BURLINGTON, Mass., June 23, 2014 /PRNewswire/ -- Decision Resources Group finds that surveyed U.S. psychiatrists are receptive to novel adjunctive therapies to antidepressants for treatment-resistant depression (TRD) and would prescribe Otsuka/Lundbeck's emerging atypical antipsychotic brexpiprazole to a mean 12 percent of their drug-treated TRD patients in 2015. This value is slightly lower than the 16 percent patient share surveyed psychiatrists currently estimate for Bristol-Myers Squibb/Otsuka's Abilify. Additionally, nearly one-third of surveyed psychiatrists willing to prescribe brexpiprazole would be most compelled to switch their TRD patients from adjunctive treatment with Abilify if brexpiprazole offered a lower risk of restlessness and/or akathisia (restless movements, inner restlessness and distress) compared to Abilify.
Other key findings from the Physician and Payer Forum report entitled U.S. Prescriber and Payer Receptivity to Emerging Agents for Treatment-Resistant Depression Amid a Crowded and Increasingly Genericized Market include:
- Physician approaches to TRD treatment: Surveyed primary care physicians (PCPs) and psychiatrists indicate that similar percentages of their patients with major depressive disorder (MDD) have TRD (approximately one-third), and they take comparable treatment steps to manage their TRD patients. Responses from surveyed physicians indicate that increasing the therapeutic dose followed by switching among the selective serotonin and/or norepinephrine reuptake inhibitors are the most common early-line approaches in treatment of TRD patients; antipsychotic drugs are most likely to be added as the third line of therapy or later.
- Hurdles for recently launched antidepressants: The survey data generally finds that physicians encounter minimal reimbursement hurdles when prescribing branded antidepressants. However, responses from surveyed managed care organization directors suggest that newer-to-market agents Forest Laboratories/Pierre Fabre's Fetzima, Takeda/Lundbeck's Brintellix and Dainippon Sumitomo/Sunovion's Latuda are in danger of remaining excluded from Medicare prescription drug formularies in one year's time, likely due to the widespread availability of inexpensive generics and greater cost containment pressures on these plans compared with commercial plans.

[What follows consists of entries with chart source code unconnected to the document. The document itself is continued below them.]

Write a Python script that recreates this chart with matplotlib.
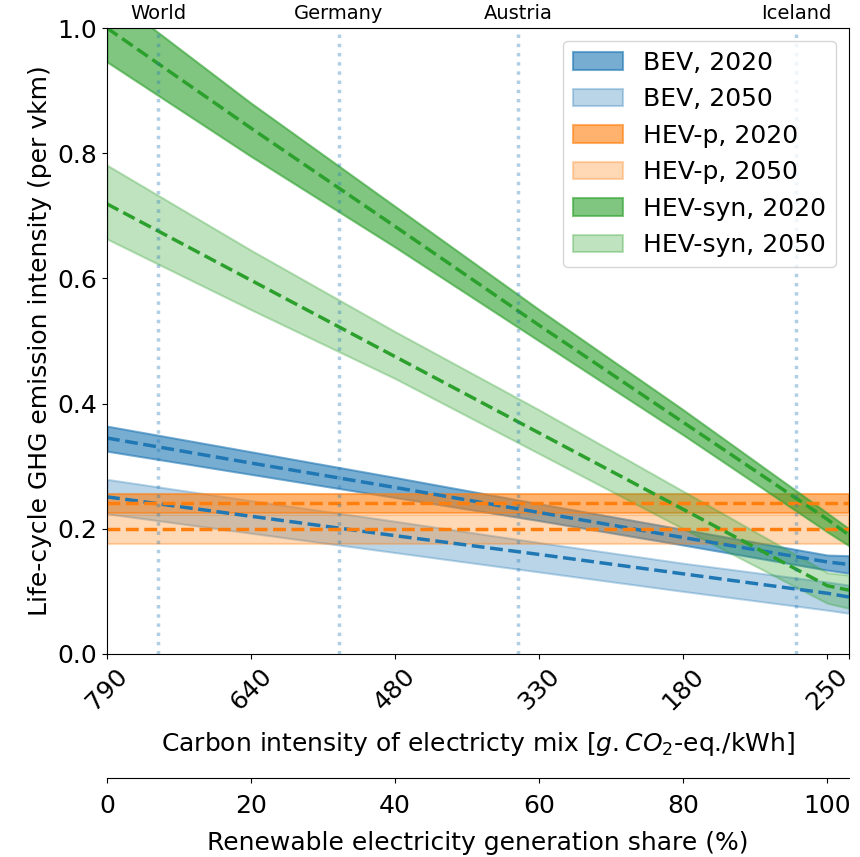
import numpy as np
import matplotlib.pyplot as plt

plt.rcParams['font.size'] = 18

# renewable share (%) grid used for every series
share = [0, 20, 40, 60, 80, 100, 103]

# BEV
bev20_mean = [0.345, 0.305, 0.266, 0.226, 0.186, 0.147, 0.143]
bev20_hi = [0.364, 0.323, 0.282, 0.240, 0.199, 0.158, 0.157]
bev20_lo = [0.324, 0.287, 0.250, 0.213, 0.174, 0.134, 0.129]
bev50_mean = [0.251, 0.220, 0.189, 0.159, 0.128, 0.097, 0.091]
bev50_hi = [0.279, 0.245, 0.212, 0.178, 0.145, 0.115, 0.110]
bev50_lo = [0.224, 0.193, 0.162, 0.131, 0.100, 0.070, 0.065]

# HEV-p (flat)
hevp20_mean = [0.241] * 7
hevp20_hi = [0.256] * 7
hevp20_lo = [0.225] * 7
hevp50_mean = [0.200] * 7
hevp50_hi = [0.222] * 7
hevp50_lo = [0.176] * 7

# HEV-syn
hevs20_mean = [1.000, 0.840, 0.683, 0.525, 0.370, 0.215, 0.190]
hevs20_hi = [1.055, 0.880, 0.715, 0.550, 0.390, 0.225, 0.200]
hevs20_lo = [0.946, 0.795, 0.650, 0.500, 0.350, 0.195, 0.173]
hevs50_mean = [0.719, 0.597, 0.475, 0.353, 0.231, 0.109, 0.102]
hevs50_hi = [0.781, 0.645, 0.515, 0.390, 0.260, 0.130, 0.126]
hevs50_lo = [0.663, 0.550, 0.440, 0.320, 0.200, 0.081, 0.073]

countries = ['World', 'Germany', 'Austria', 'Iceland']
country_share = [7.1, 32.2, 57.1, 95.7]

ci_ticks = [0, 20, 40, 60, 80, 100, 103]
ci_labels = ['790', '640', '480', '330', '180', '250', '']
share_ticks = [0, 20, 40, 60, 80, 100]

series = [
    ('BEV, 2020', 'tab:blue', 0.6, bev20_lo, bev20_hi, bev20_mean),
    ('BEV, 2050', 'tab:blue', 0.3, bev50_lo, bev50_hi, bev50_mean),
    ('HEV-p, 2020', 'tab:orange', 0.6, hevp20_lo, hevp20_hi, hevp20_mean),
    ('HEV-p, 2050', 'tab:orange', 0.3, hevp50_lo, hevp50_hi, hevp50_mean),
    ('HEV-syn, 2020', 'tab:green', 0.6, hevs20_lo, hevs20_hi, hevs20_mean),
    ('HEV-syn, 2050', 'tab:green', 0.3, hevs50_lo, hevs50_hi, hevs50_mean),
]

fig = plt.figure(figsize=(8.6, 8.57), dpi=100)
ax = fig.add_axes([0.1244, 0.2369, 0.8628, 0.7304])

for name, col, a, lo, hi, mean in series:
    ax.fill_between(share, lo, hi, color=col, alpha=a, label=name, linewidth=1.5)
    ax.plot(share, mean, color=col, linestyle='--', linewidth=2.5)

for c, s in zip(countries, country_share):
    ax.axvline(s, color='tab:blue', alpha=0.35, linestyle=':', linewidth=2.5)
    ax.text(s, 1.008, c, ha='center', va='bottom', fontsize=14,
            transform=ax.get_xaxis_transform())

ax.set_xlim(0, 103)
ax.set_ylim(0, 1.0)
ax.set_xticks(ci_ticks)
ax.set_xticklabels(ci_labels, rotation=45)
ax.set_xlabel(r'Carbon intensity of electricty mix [$g.CO_2$-eq./kWh]', labelpad=11)
ax.set_ylabel('Life-cycle GHG emission intensity (per vkm)')
ax.legend(loc='upper right')

# second x axis for renewable share
ax2 = ax.twiny()
ax2.set_xlim(0, 103)
ax2.xaxis.set_ticks_position('bottom')
ax2.xaxis.set_label_position('bottom')
ax2.spines['bottom'].set_position(('outward', 89))
for sp in ['top', 'left', 'right']:
    ax2.spines[sp].set_visible(False)
ax2.set_xticks(share_ticks)
ax2.tick_params(axis='x', pad=8)
ax2.set_xlabel('Renewable electricity generation share (%)', labelpad=10)

fig.savefig('out.png', dpi=100)
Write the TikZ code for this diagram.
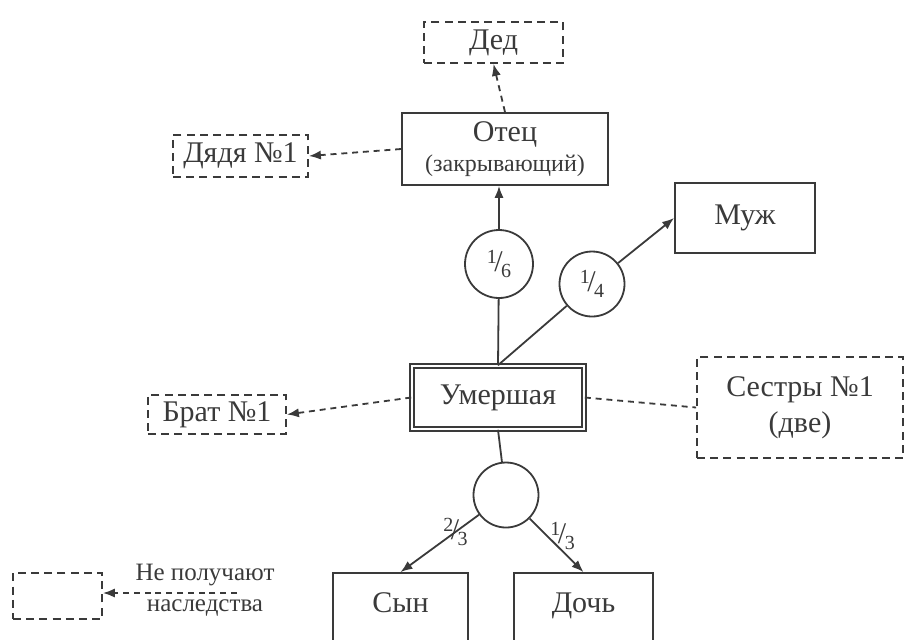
\documentclass[tikz,border=0pt]{standalone}
\usepackage{fontspec}
\setmainfont{Liberation Serif}
\usetikzlibrary{arrows.meta}
\definecolor{inkgray}{HTML}{3A3A3A}
\newcommand{\dolya}[2]{\raisebox{0.55ex}{\fontsize{10}{10}\selectfont #1}\kern-0.08em/\kern-0.05em\raisebox{-0.45ex}{\fontsize{10}{10}\selectfont #2}}

\begin{document}
\begin{tikzpicture}[
 x=0.5pt,y=-0.5pt,
 color=inkgray,
 line width=0.9pt,
 every node/.style={font=\fontsize{15}{18}\selectfont},
 box/.style={draw,rectangle,inner sep=0pt,align=center},
 lost/.style={box,dash pattern=on 4pt off 2.6pt},
 dline/.style={dash pattern=on 3pt off 2.4pt},
 share/.style={draw,circle,inner sep=0pt,minimum size=32.5pt},
 arr/.style={-{Latex[length=6pt,width=4.6pt]}}]
\useasboundingbox (0,0) rectangle (904,639);
\clip (0,0) rectangle (904,639);
\node[lost,minimum width=69.5pt,minimum height=20.5pt] (ded) at (493.5,42.5) {Дед};
\node[box,minimum width=103pt,minimum height=36pt] (otec) at (505,149) {Отец\\[-3pt]{\fontsize{12}{14}\selectfont(закрывающий)}};
\node[lost,minimum width=67.5pt,minimum height=21pt] (dyadya) at (240.5,156) {Дядя №1};
\node[box,minimum width=70pt,minimum height=35pt] (muzh) at (745,218) {Муж};
\node[share,minimum size=34pt] (c16) at (499,264) {\dolya{1}{6}};
\node[share] (c14) at (592,284) {\dolya{1}{4}};
\node[box,double,double distance=1.3pt,line width=0.8pt,minimum width=86pt,minimum height=31.5pt] (umer) at (498,397.5) {Умершая};
\node[lost,minimum width=69pt,minimum height=19.5pt] (brat) at (217,414.5) {Брат №1};
\node[lost,minimum width=103pt,minimum height=50.5pt] (sestry) at (800,407.5) {Сестры №1\\(две)};
\node[share] (deti) at (506,495) {};
\node[box,minimum width=67.5pt,minimum height=35pt,text depth=5pt] (syn) at (400.5,608) {Сын};
\node[box,minimum width=69.5pt,minimum height=35pt,text depth=5pt] (doch) at (583.5,608) {Дочь};
\node[lost,minimum width=44.5pt,minimum height=23pt] (legend) at (57.5,596) {};
\node[align=center,font=\fontsize{12.5}{15.5}\selectfont] (legtext) at (205,590) {Не получают\\наследства};
\coordinate (legfrom) at (237,593);

\draw[arr,dline] (otec.north) -- (ded.south);
\draw[arr,dline] (otec.west) -- (dyadya.east);
\draw (umer.north) -- (c16);
\draw[arr] (c16) -- (c16 |- otec.south);
\draw (umer.north) -- (c14);
\draw[arr] (c14) -- (muzh.west);
\draw[arr,dline] (umer.west) -- (brat.east);
\draw[dline] (umer.east) -- (sestry.west);
\draw (umer.south) -- (deti);
\draw[arr] (deti) -- node[pos=0.3,inner sep=0pt] {\dolya{2}{3}} (syn.north);
\draw[arr] (deti) -- node[pos=0.33,right,inner sep=1pt] {\dolya{1}{3}} (doch.north);
\draw[arr,dline] (legfrom) -- (legfrom -| legend.east);
\end{tikzpicture}
\end{document}
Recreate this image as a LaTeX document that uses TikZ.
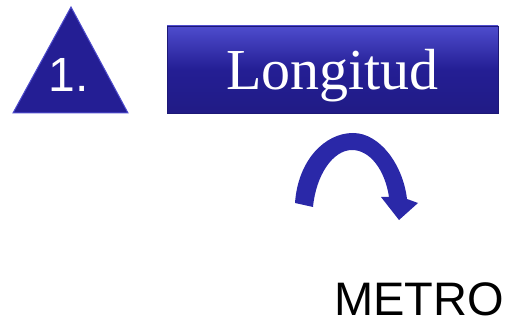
\documentclass[tikz,border=0pt]{standalone}
\usepackage{fontspec}
\setmainfont{Liberation Serif}
\setsansfont{Liberation Sans}
\usepackage{tikz}
\usetikzlibrary{positioning, calc}
\definecolor{boxColor}{RGB}{36,30,148}
\definecolor{edgeColor}{RGB}{78,76,205}
\definecolor{arrowColor}{RGB}{42,40,168}
\tikzstyle{tribox} = [fill=boxColor, draw=edgeColor, line width=1pt, line join=miter]
\tikzstyle{process} = [rectangle, minimum width=331pt, minimum height=87pt, inner sep=0pt, top color=edgeColor, bottom color=boxColor!90!black, middle color=boxColor, draw=boxColor!80!black, text=white, text depth=0pt, font=\fontsize{58}{60}\selectfont]
\tikzstyle{numtext} = [text=white, inner sep=0pt, font=\sffamily\fontsize{48}{50}\selectfont]
\tikzstyle{unit} = [inner sep=0pt, text=black, font=\sffamily\fontsize{47}{50}\selectfont]

\begin{document}
\begin{tikzpicture}[x=1pt, y=-1pt]
            \useasboundingbox (0,0) rectangle (509,326);

            % Number
            \fill[tribox] (13,113) -- (71,7) -- (128,113) -- cycle;
            \node (num) [numtext, anchor=base] at (69,92) {1.};

            % Title
            \node (len) [process] at (332.5,69.5) {Longitud};

            % Curved arrow
            \fill[arrowColor] (295,203) .. controls (298,160) and (325,133) .. (353,133)
                .. controls (380,133) and (403,165) .. (407,199)
                -- (418,203) -- (399,220) -- (381,197) -- (389,197)
                .. controls (385,170) and (370,150) .. (352,150)
                .. controls (333,150) and (316,175) .. (313,207) -- cycle;

            % Unit
            \node (unit) [unit, anchor=base west] at (334,315) {METRO};
        \end{tikzpicture}
\end{document}
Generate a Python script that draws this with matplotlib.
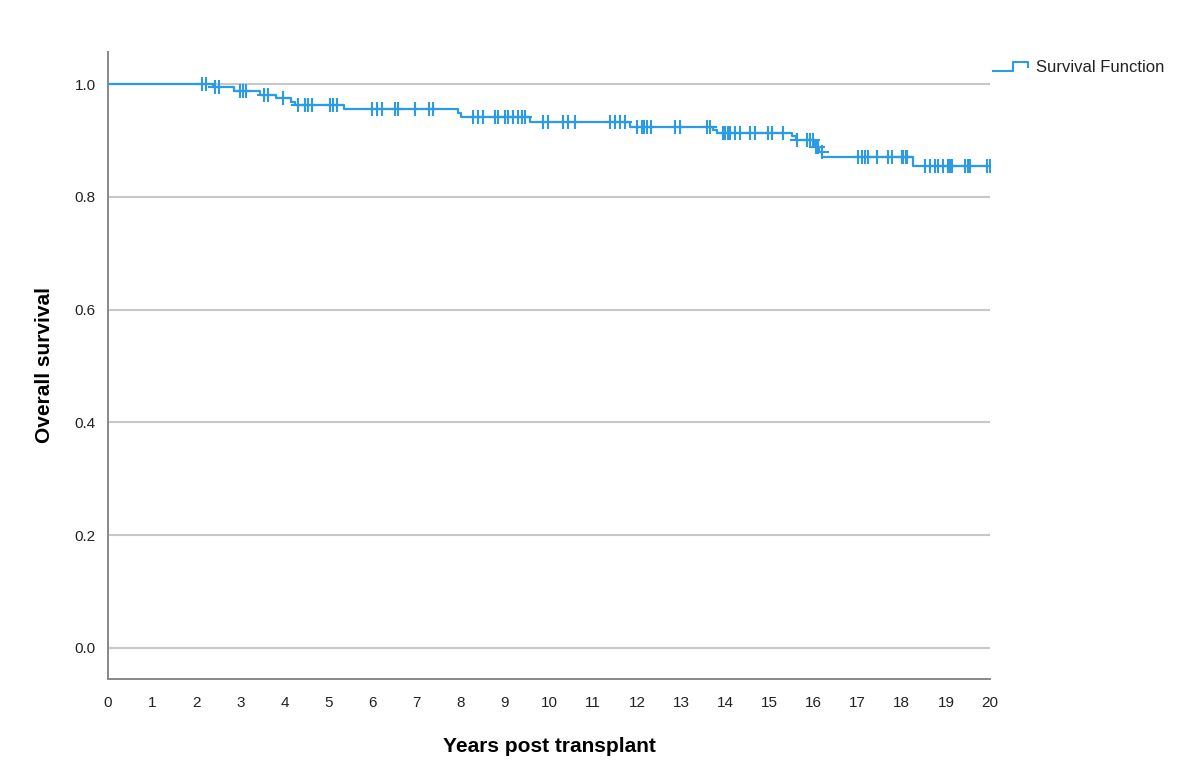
import matplotlib.pyplot as plt
from matplotlib.lines import Line2D
import numpy as np

plt.rcParams['font.family'] = ['Liberation Sans', 'DejaVu Sans']

# Kaplan-Meier steps: time (years) where survival drops, and the new level
step_times = [0, 2.38, 2.85, 3.45, 3.8, 4.15, 4.25, 5.35, 7.93, 8.0, 9.57,
              11.84, 13.72, 13.8, 15.51, 15.6, 16.03, 16.12, 16.2, 18.25]
step_surv = [1.0, 0.994, 0.988, 0.981, 0.975, 0.968, 0.962, 0.955, 0.948, 0.941, 0.933,
             0.924, 0.919, 0.913, 0.907, 0.901, 0.888, 0.879, 0.871, 0.855]

# censored observations
censor_times = [2.13, 2.22, 2.43, 2.52, 2.99, 3.06, 3.13, 3.54, 3.63, 3.97, 4.3, 4.47, 4.54,
                4.62, 5.03, 5.1, 5.19, 5.98, 6.1, 6.21, 6.5, 6.58, 6.96, 7.28, 7.37,
                8.28, 8.39, 8.5, 8.78, 8.84, 9.0, 9.07, 9.18, 9.3, 9.39, 9.46,
                9.86, 9.98, 10.32, 10.43, 10.59, 11.38, 11.5, 11.61, 11.72,
                12.0, 12.1, 12.15, 12.22, 12.31, 12.86, 12.97, 13.58, 13.65,
                13.95, 14.0, 14.05, 14.1, 14.22, 14.33, 14.56, 14.67, 14.97, 15.06, 15.31,
                15.62, 15.85, 15.92, 15.99, 16.06, 16.1, 16.19,
                17.0, 17.1, 17.17, 17.23, 17.44, 17.69, 17.78, 18.0, 18.03, 18.1, 18.12,
                18.53, 18.64, 18.75, 18.82, 18.93, 19.05, 19.09, 19.14,
                19.43, 19.5, 19.55, 19.93, 20.0]

color = '#2b9be6'

fig = plt.figure(figsize=(12, 7.8), dpi=100)
ax = fig.add_axes([0.09, 0.1295, 0.735, 0.804])

x = step_times + [20]
y = step_surv + [step_surv[-1]]
ax.step(x, y, where='post', color=color, linewidth=1.6, zorder=3)

idx = np.searchsorted(step_times, censor_times, side='right') - 1
cy = np.array(step_surv)[idx]
ax.plot(censor_times, cy, linestyle='none', marker='+', markersize=10,
        markeredgewidth=1.5, color=color, zorder=4)

ax.set_xlim(0, 20)
ax.set_ylim(-0.055, 1.057)
ax.set_xticks(range(0, 21))
ax.set_yticks([0.0, 0.2, 0.4, 0.6, 0.8, 1.0])
ax.set_yticklabels(['0.0', '0.2', '0.4', '0.6', '0.8', '1.0'])
ax.yaxis.grid(True, color='#c8c8c8', linewidth=1.5)
ax.set_axisbelow(True)
ax.tick_params(length=0, labelsize=11, colors='#222222')
ax.tick_params(axis='x', pad=12)
ax.tick_params(axis='y', pad=9)
for s in ['top', 'right']:
    ax.spines[s].set_visible(False)
for s in ['left', 'bottom']:
    ax.spines[s].set_color('#888888')
    ax.spines[s].set_linewidth(1.4)

ax.set_xlabel('Years post transplant', fontsize=15, fontweight='bold', labelpad=20)
ax.set_ylabel('Overall survival', fontsize=15, fontweight='bold', labelpad=15)

# legend with a step-shaped handle
W, H = 1200.0, 780.0
lx = np.array([993, 1013, 1013, 1028, 1028]) / W
ly = 1 - np.array([71, 71, 62, 62, 67]) / H
fig.add_artist(Line2D(lx, ly, color=color, linewidth=1.5))
fig.text(1036 / W, 1 - 68 / H, 'Survival Function', fontsize=12, va='center',
         ha='left', color='#222222')

fig.savefig('out.png', dpi=100)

Comments from Decision Resources Group Principal Business Insights Analyst Natalie Taylor, Ph.D.:
- "A larger percentage of surveyed PCPs responded they have prescribed Brintellix versus the percentage that reported prescribing Fetzima, and almost all surveyed PCPs who are familiar with Brintellix but have not yet prescribed the drug expect to prescribe it in the next 12 months. We note that a high percentage of surveyed PCPs and psychiatrists who have prescribed Brintellix perceive it to effectively decrease depressive symptoms in TRD patients and find it to have a high response rate."
- "Our survey results suggest that outpatient visits and hospitalizations contribute substantially to total spending for depression compared with drug spend, presumably because most current antidepressant drugs are available as inexpensive generics. Because TRD often requires multiple outpatient visits and carries a greater risk of hospitalization than MDD, payers may offer favorable reimbursement status to effective therapies for this patient population to preemptively reduce overall spend."